Stewart has devoted her career to service in the public sector, training as a community psychiatrist and working with patients from low-income communities to ensure they receive psychiatric treatment. She has worked in Philadelphia, Detroit, New York City, and Memphis, and each city presented a unique set of challenges to ensuring access to mental health care, she said. “But the common denominator of all these places was that they had large African American, Latino, and immigrant populations who needed their psychological needs addressed through the lens of culture,” she said.

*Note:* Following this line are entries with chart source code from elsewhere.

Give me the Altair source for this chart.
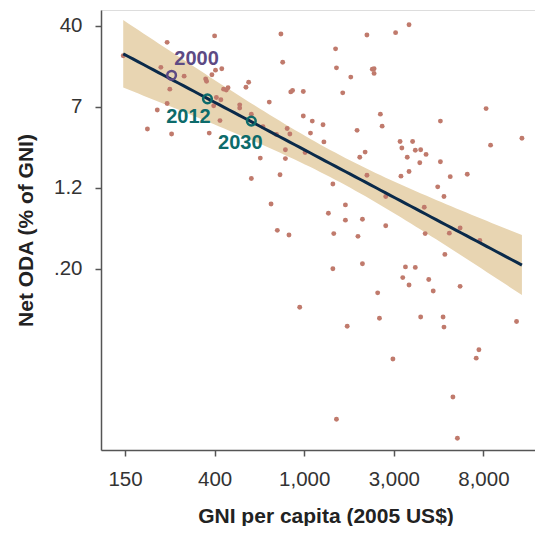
import numpy as np
import pandas as pd
import altair as alt

# Values, stored as natural logs (the chart is log-log)
ln_gni = [4.98, 5.47, 6.00, 6.74, 6.76, 5.40, 6.01, 6.08, 5.97, 5.66,
          5.90, 5.91, 6.38, 6.35, 6.10, 6.15, 6.13, 5.50, 6.87, 6.85,
          6.99, 6.02, 6.07, 5.47, 5.99, 6.61, 6.28, 6.28, 5.36, 6.41,
          6.06, 6.54, 5.25, 5.52, 5.94, 6.69, 6.81, 6.84, 6.99, 7.09,
          7.07, 6.79, 6.51, 6.79, 7.01, 6.41, 6.73, 8.17, 7.70, 8.02,
          7.35, 7.36, 7.76, 7.78, 7.78, 7.52, 7.43, 9.03, 7.85, 7.21,
          8.52, 7.87, 9.43, 7.59, 9.08, 7.22, 8.07, 8.21, 8.09, 8.24,
          8.30, 8.36, 7.68, 7.62, 8.15, 8.29, 8.52, 7.70, 8.08, 8.17,
          8.63, 8.82, 7.32, 8.49, 8.56, 7.91, 7.46, 7.27, 8.34, 7.46,
          7.65, 7.91, 7.33, 7.60, 8.35, 8.62, 8.74, 8.96, 8.57, 7.32,
          7.65, 8.13, 8.24, 8.10, 8.39, 8.17, 8.74, 8.44, 7.82, 6.95,
          7.84, 8.30, 8.55, 7.48, 8.56, 9.37, 6.63, 6.70, 6.83, 7.99,
          8.95, 8.92, 8.66, 7.36, 8.71]
ln_oda = [3.05, 3.34, 3.48, 3.52, 2.91, 2.80, 2.74, 2.77, 2.64, 2.61,
          2.55, 2.50, 2.48, 2.37, 2.33, 2.36, 2.31, 2.33, 2.30, 2.27,
          2.28, 2.15, 2.10, 2.02, 1.97, 2.05, 1.99, 1.92, 1.88, 1.79,
          1.65, 1.52, 1.47, 1.36, 1.38, 1.35, 1.48, 1.36, 1.75, 1.64,
          1.38, 1.02, 0.84, 0.83, 0.96, 0.40, 0.48, 3.72, 3.50, 3.55,
          3.20, 2.79, 2.76, 2.77, 2.67, 2.59, 2.25, 1.91, 1.79, 1.56,
          1.64, 1.53, 1.27, 1.44, 1.12, 1.19, 1.20, 1.20, 1.06, 1.01,
          1.02, 0.92, 0.97, 0.86, 0.86, 0.74, 0.76, 0.47, 0.45, 0.55,
          0.44, 0.49, 0.28, 0.22, 0.01, 0.01, -0.17, -0.35, -0.22, -0.50,
          -0.48, -0.62, -0.79, -0.85, -0.79, -0.78, -0.67, -0.94, -1.24, -1.55,
          -1.44, -1.51, -1.52, -1.74, -1.78, -1.90, -1.93, -2.03, -2.07, -2.38,
          -2.62, -2.59, -2.59, -2.79, -2.81, -2.69, -0.15, -0.72, -0.82, -3.50,
          -3.30, -3.48, -4.32, -4.80, -5.21]

hl_years = ["2000", "2012", "2030"]
hl_ln_gni = [5.52, 5.92, 6.41]
hl_ln_oda = [2.63, 2.12, 1.64]
hl_colors = ["#5d4a84", "#0d6b6b", "#0d6b6b"]
hl_dx = [25, -19, -11]
hl_dy = [-16, 18, 22]

x_tick_ln = [5, 6, 7, 8, 9]
x_tick_labels = ["150", "400", "1,000", "3,000", "8,000"]
y_tick_ln = [-1.55, 0.2, 1.95, 3.7]
y_tick_labels = [".20", "1.2", "7", "40"]

x_dom_ln = [4.732, 9.576]
y_dom_ln = [-5.464, 4.039]

FONT = "Liberation Sans"

pts = pd.DataFrame({"gni": np.exp(ln_gni), "oda": np.exp(ln_oda)})

# OLS fit of ln(ODA) on ln(GNI) with 95% CI of the mean
X = np.array(ln_gni)
Y = np.array(ln_oda)
n = len(X)
xb = X.mean()
Sxx = ((X - xb) ** 2).sum()
b1 = ((X - xb) * (Y - Y.mean())).sum() / Sxx
b0 = Y.mean() - b1 * xb
s = np.sqrt(((Y - (b0 + b1 * X)) ** 2).sum() / (n - 2))
grid = np.linspace(X.min(), X.max(), 80)
yhat = b0 + b1 * grid
se = s * np.sqrt(1.0 / n + (grid - xb) ** 2 / Sxx)
t = 1.979
fit = pd.DataFrame({"gni": np.exp(grid), "fit": np.exp(yhat),
                    "lo": np.exp(yhat - t * se), "hi": np.exp(yhat + t * se)})


def label_expr(tick_ln, labels):
    order = np.argsort(tick_ln)
    v = [float(np.exp(tick_ln[i])) for i in order]
    lab = [labels[i] for i in order]
    expr = f"'{lab[-1]}'"
    for i in reversed(range(len(v) - 1)):
        thr = float(np.sqrt(v[i] * v[i + 1]))
        expr = f"datum.value < {thr} ? '{lab[i]}' : ({expr})"
    return expr


xscale = alt.Scale(type="log", domain=[float(np.exp(d)) for d in x_dom_ln], nice=False)
yscale = alt.Scale(type="log", domain=[float(np.exp(d)) for d in y_dom_ln], nice=False)

axis_common = dict(grid=False, labelFont=FONT, labelFontSize=20.5, labelColor="#333333",
                   titleFont=FONT, titleFontSize=21, titleFontWeight="bold",
                   titleColor="#222222", tickSize=6, tickColor="#555555", tickWidth=1.5,
                   domainColor="#555555", domainWidth=1.5, labelPadding=13)

xaxis = alt.Axis(values=[float(np.exp(v)) for v in x_tick_ln],
                 labelExpr=label_expr(x_tick_ln, x_tick_labels),
                 title="GNI per capita (2005 US$)", titleX=224.5, titleY=72,
                 titleBaseline="alphabetic", titleAlign="center", **axis_common)
yaxis = alt.Axis(values=[float(np.exp(v)) for v in y_tick_ln],
                 labelExpr=label_expr(y_tick_ln, y_tick_labels),
                 title="Net ODA (% of GNI)", titleAngle=270, titleX=-69, titleY=220,
                 titleBaseline="alphabetic", titleAlign="center", **axis_common)

band = alt.Chart(fit).mark_area(color="#e8d5b2", opacity=1).encode(
    x=alt.X("gni:Q", scale=xscale, axis=xaxis),
    y=alt.Y("lo:Q", scale=yscale, axis=yaxis),
    y2="hi:Q",
)

dots = alt.Chart(pts).mark_circle(color="#c07a6c", size=24, opacity=1).encode(
    x=alt.X("gni:Q", scale=xscale),
    y=alt.Y("oda:Q", scale=yscale),
)

line = alt.Chart(fit).mark_line(color="#0a2a4a", strokeWidth=3).encode(
    x=alt.X("gni:Q", scale=xscale),
    y=alt.Y("fit:Q", scale=yscale),
)

layers = [band, dots, line]
for i, yr in enumerate(hl_years):
    d = pd.DataFrame({"gni": [float(np.exp(hl_ln_gni[i]))],
                      "oda": [float(np.exp(hl_ln_oda[i]))], "year": [yr]})
    layers.append(alt.Chart(d).mark_point(filled=False, size=75, strokeWidth=2.5,
                                          color=hl_colors[i], opacity=1).encode(
        x=alt.X("gni:Q", scale=xscale), y=alt.Y("oda:Q", scale=yscale)))
    layers.append(alt.Chart(d).mark_text(font=FONT, fontSize=20, fontWeight="bold",
                                         color=hl_colors[i], dx=hl_dx[i], dy=hl_dy[i],
                                         align="center", baseline="middle").encode(
        x=alt.X("gni:Q", scale=xscale), y=alt.Y("oda:Q", scale=yscale), text="year:N"))

chart = alt.layer(*layers).properties(
    width=434, height=440,
    autosize=alt.AutoSizeParams(type="none"),
    padding={"left": 93, "top": 2, "right": 0, "bottom": 76},
).configure_view(stroke=None).configure(font=FONT)

chart.save("out.html", embed_options={"renderer": "svg", "actions": False})
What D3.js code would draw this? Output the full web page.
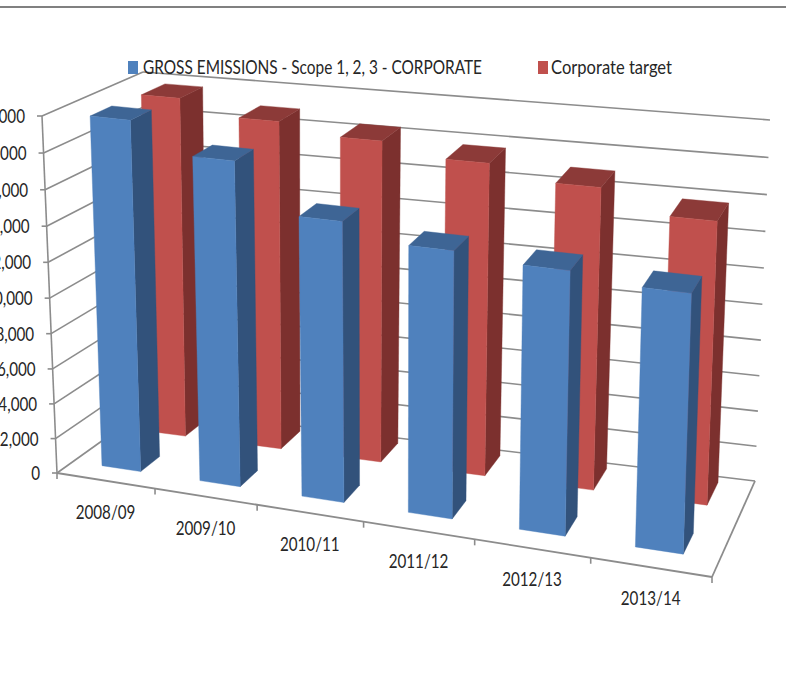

Stewart will present this year’s Solomon Carter Fuller Award lecture at APA’s Annual Meeting. One topic she plans to touch on is the importance of White allies in effecting change and encouraging diversity, inclusion, and equity within psychiatry and the APA leadership.

“The field of psychiatry and APA have historically been dominated by White men, and we need White allies to stand up and say, ‘I’m a member of this privileged group, and I am here to say that we must change,’ ” Stewart said. “We have a lot of work to do with respect to anti-racism in the delivery of quality psychiatric services. We must have these difficult discussions about these issues, and Black people cannot always be the ones leading these discussions.

“We are at a critical point,” she continued. “Psychiatry has to be the leader of the kind of change we want to see in the world.” ■

Stewart will present the Solomon Carter Fuller Award Lecture, titled “The Caravan Moves On: From Solomon Carter Fuller to Psychiatry in the 21st Century,” on Saturday, May 1, from 2 p.m. to 3:30 p.m.